SINGAPORE (Aug 13): Chocolate confectionary company Delfi announced that its 2Q19 earnings have increased by 19.4% to US$6.1 million ($8.5 million), compared to US$5.1 million in 2Q18.
This brings earnings for the 1H19 ended June to US$15.4 million, 20.7% higher than US$12.7 million in 1H18.
2Q19 revenue increased by 3.0% to US$112.3 million from US$109.1 million a year ago, mainly due to a 13.4% y-o-y increase in sales from the group’s agency brands to US$41.6 million.
The increase in revenue was partially offset by a 2.3% y-o-y drop in sales from the group’s own brands to US$70.8 million.
The group says this reflects its strategic initiative to phase out unprofitable value products and focus on building higher-priced products in the General Trade segment in Indonesia.
With cost of sales increasing marginally by 0.2% y-o-y to US$71.6 million, gross profit for 2Q19 came in at US$40.7 million, 8.2% higher than US$37.6 million in the previous year.
Selling and distribution costs increased by 10.7% y-o-y to US$23.0 million, while finance costs grew 27.7% y-o-y to US$1.0 million.
Share of loss of associated company and joint ventures widened by 64.7% to US$285,000 from US$173,000.
The group’s cash and cash equivalents at the end of the period came in at US$40.5 million.
Delfi’s board has declared an interim dividend of 1.73 cents per share, some 17.7% higher than last year’s interim dividend of 1.47 cents.

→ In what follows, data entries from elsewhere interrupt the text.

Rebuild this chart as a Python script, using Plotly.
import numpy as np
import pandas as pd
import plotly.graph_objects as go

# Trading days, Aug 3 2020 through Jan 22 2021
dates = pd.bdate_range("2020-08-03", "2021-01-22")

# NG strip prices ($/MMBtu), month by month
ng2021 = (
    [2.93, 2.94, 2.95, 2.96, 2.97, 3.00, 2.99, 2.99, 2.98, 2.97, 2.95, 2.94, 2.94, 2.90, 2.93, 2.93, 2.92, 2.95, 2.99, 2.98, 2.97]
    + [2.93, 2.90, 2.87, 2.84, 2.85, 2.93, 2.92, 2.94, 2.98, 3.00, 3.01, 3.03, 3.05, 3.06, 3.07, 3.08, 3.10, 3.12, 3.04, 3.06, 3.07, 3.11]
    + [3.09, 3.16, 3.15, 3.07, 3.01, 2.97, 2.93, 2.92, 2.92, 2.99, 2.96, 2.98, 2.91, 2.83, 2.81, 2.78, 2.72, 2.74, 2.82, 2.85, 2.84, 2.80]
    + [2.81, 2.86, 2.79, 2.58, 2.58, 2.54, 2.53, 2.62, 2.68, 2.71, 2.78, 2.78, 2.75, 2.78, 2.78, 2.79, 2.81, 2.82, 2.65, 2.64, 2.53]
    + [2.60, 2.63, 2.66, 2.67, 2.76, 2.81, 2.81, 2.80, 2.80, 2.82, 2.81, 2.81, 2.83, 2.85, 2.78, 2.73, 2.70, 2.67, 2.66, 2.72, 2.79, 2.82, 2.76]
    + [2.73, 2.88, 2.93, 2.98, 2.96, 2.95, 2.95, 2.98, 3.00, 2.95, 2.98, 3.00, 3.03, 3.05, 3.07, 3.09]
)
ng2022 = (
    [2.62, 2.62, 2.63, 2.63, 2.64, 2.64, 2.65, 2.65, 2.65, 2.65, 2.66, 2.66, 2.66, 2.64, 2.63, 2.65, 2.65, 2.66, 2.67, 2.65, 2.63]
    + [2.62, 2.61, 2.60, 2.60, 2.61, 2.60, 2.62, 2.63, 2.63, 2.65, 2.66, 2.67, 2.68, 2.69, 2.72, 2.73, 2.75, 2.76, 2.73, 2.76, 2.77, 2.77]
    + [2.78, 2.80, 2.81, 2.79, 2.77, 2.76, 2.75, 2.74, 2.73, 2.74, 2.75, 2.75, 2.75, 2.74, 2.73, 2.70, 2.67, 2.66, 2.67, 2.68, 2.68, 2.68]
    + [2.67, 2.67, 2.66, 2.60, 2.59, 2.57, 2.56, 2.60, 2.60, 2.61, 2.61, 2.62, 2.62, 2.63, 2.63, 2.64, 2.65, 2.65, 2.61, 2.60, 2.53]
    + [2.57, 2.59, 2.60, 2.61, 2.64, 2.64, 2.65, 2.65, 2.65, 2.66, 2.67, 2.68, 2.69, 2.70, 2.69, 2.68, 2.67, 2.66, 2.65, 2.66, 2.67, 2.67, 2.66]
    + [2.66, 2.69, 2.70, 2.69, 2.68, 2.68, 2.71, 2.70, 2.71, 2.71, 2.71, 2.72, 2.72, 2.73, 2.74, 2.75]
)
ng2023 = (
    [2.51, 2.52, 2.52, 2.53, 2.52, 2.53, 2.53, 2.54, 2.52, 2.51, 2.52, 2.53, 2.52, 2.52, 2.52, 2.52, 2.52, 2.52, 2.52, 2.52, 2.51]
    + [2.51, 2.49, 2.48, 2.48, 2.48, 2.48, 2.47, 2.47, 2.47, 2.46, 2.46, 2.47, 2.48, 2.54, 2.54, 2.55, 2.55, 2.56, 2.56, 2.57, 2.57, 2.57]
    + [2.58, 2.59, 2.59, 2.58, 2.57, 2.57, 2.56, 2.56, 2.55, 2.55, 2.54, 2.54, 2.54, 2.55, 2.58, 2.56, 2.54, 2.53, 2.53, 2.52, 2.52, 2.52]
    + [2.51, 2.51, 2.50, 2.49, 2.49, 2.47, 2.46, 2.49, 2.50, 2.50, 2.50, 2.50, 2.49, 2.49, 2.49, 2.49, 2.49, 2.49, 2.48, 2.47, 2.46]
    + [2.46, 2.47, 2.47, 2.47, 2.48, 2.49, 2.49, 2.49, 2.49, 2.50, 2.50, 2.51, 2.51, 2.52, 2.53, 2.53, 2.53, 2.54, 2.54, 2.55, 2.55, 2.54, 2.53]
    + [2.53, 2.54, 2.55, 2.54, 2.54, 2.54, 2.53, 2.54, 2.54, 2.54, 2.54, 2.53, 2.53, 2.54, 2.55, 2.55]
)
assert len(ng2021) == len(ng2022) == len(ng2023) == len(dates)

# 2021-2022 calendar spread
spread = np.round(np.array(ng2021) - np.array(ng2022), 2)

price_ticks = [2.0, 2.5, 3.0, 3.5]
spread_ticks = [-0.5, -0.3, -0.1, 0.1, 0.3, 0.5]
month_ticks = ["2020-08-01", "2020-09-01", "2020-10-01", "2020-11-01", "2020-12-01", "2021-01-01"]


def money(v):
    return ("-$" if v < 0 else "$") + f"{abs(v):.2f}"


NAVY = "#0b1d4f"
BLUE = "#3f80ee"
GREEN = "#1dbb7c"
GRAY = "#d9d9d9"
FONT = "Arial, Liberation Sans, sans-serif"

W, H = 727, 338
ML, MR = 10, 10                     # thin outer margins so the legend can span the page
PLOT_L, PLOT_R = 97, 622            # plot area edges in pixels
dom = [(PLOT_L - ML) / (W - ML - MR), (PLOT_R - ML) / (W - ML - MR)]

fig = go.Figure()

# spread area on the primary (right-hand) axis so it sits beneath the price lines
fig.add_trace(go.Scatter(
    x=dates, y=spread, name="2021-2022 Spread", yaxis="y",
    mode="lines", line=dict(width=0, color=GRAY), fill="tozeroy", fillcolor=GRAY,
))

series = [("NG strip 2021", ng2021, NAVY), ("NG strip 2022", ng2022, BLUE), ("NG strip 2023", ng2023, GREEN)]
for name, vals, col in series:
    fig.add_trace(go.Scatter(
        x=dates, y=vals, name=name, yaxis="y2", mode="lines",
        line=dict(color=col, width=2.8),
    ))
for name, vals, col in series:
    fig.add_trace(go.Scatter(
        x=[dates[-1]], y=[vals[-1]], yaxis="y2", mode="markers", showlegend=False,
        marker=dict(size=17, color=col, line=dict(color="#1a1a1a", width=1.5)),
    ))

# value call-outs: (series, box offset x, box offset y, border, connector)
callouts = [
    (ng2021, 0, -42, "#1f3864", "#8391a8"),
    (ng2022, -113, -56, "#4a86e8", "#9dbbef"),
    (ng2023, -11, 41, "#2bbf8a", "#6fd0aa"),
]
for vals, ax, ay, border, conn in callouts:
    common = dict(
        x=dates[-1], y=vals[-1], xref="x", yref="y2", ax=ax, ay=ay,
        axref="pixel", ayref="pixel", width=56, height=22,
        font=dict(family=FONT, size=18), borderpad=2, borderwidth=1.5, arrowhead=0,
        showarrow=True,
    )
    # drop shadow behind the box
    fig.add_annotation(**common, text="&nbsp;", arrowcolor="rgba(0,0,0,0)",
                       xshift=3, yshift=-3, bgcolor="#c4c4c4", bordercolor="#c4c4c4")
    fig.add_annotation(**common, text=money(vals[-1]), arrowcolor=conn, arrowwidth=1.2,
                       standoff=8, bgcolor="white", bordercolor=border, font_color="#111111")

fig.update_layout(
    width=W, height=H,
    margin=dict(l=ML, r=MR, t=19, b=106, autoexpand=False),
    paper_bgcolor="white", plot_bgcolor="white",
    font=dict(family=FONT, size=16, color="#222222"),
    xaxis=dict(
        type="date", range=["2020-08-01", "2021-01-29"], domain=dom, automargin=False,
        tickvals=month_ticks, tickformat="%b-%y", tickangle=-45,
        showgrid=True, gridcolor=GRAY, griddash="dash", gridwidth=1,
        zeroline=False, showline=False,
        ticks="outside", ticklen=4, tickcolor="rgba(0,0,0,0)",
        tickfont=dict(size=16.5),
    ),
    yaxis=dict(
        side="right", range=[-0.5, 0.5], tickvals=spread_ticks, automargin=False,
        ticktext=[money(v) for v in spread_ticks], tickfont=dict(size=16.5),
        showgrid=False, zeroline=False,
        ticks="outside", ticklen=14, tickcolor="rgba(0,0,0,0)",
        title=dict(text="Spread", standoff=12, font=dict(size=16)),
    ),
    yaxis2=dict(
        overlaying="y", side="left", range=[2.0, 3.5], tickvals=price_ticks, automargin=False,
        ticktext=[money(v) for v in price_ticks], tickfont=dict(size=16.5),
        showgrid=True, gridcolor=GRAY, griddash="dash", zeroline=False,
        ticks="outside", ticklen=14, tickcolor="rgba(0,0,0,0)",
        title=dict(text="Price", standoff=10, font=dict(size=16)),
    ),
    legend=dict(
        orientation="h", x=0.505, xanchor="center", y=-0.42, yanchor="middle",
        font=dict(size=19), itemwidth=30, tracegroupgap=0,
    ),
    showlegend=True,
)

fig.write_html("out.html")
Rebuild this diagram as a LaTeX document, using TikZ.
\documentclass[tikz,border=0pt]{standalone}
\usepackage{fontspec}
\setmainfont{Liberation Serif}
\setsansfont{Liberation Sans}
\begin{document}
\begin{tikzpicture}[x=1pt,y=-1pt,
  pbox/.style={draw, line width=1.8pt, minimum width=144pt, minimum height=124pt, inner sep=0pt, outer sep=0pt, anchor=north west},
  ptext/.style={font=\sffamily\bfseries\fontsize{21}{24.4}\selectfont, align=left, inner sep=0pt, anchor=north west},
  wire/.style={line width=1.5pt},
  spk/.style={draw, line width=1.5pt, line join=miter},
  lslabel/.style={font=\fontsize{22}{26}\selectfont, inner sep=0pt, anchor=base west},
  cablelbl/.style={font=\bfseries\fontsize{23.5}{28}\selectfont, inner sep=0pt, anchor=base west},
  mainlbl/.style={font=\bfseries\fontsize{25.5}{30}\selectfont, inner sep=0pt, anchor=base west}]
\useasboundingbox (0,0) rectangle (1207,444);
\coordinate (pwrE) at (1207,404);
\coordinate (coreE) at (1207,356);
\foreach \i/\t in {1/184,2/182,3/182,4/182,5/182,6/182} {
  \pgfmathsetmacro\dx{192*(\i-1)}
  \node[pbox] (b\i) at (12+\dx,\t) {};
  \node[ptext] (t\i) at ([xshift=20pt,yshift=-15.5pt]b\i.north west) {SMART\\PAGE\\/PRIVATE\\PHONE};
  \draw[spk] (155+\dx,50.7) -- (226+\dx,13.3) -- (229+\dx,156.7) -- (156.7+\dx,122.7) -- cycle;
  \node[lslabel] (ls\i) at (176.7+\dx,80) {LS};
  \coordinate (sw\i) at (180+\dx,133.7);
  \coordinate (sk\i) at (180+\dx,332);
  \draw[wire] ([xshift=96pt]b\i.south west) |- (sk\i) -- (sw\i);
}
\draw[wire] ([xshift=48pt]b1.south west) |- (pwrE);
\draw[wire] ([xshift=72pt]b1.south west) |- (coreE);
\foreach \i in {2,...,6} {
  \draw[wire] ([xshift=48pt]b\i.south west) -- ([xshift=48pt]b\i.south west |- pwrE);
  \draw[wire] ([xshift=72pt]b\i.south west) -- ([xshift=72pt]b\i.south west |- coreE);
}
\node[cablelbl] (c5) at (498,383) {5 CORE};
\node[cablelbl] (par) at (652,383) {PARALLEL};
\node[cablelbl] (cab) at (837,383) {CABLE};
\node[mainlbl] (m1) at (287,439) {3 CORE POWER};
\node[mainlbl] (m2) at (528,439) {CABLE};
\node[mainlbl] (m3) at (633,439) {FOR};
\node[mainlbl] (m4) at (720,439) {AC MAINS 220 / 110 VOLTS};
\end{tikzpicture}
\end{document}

John Chuang, CEO of Delfi says: “Looking ahead, we expect the operating environment to become more challenging. Through our continued focus on top line expansion by further growing our core premium brands, extending into the snacking category and strengthening our value segment in the General Trade channel; together with stepped up productivity efforts and the growth momentum achieved to-date, we are cautiously optimistic about the growth prospects for the full year, barring unforeseen circumstances.”
Shares in Delfi closed 2 cents lower, or down 1.6%, at $1.24 on Tuesday before the results announcement.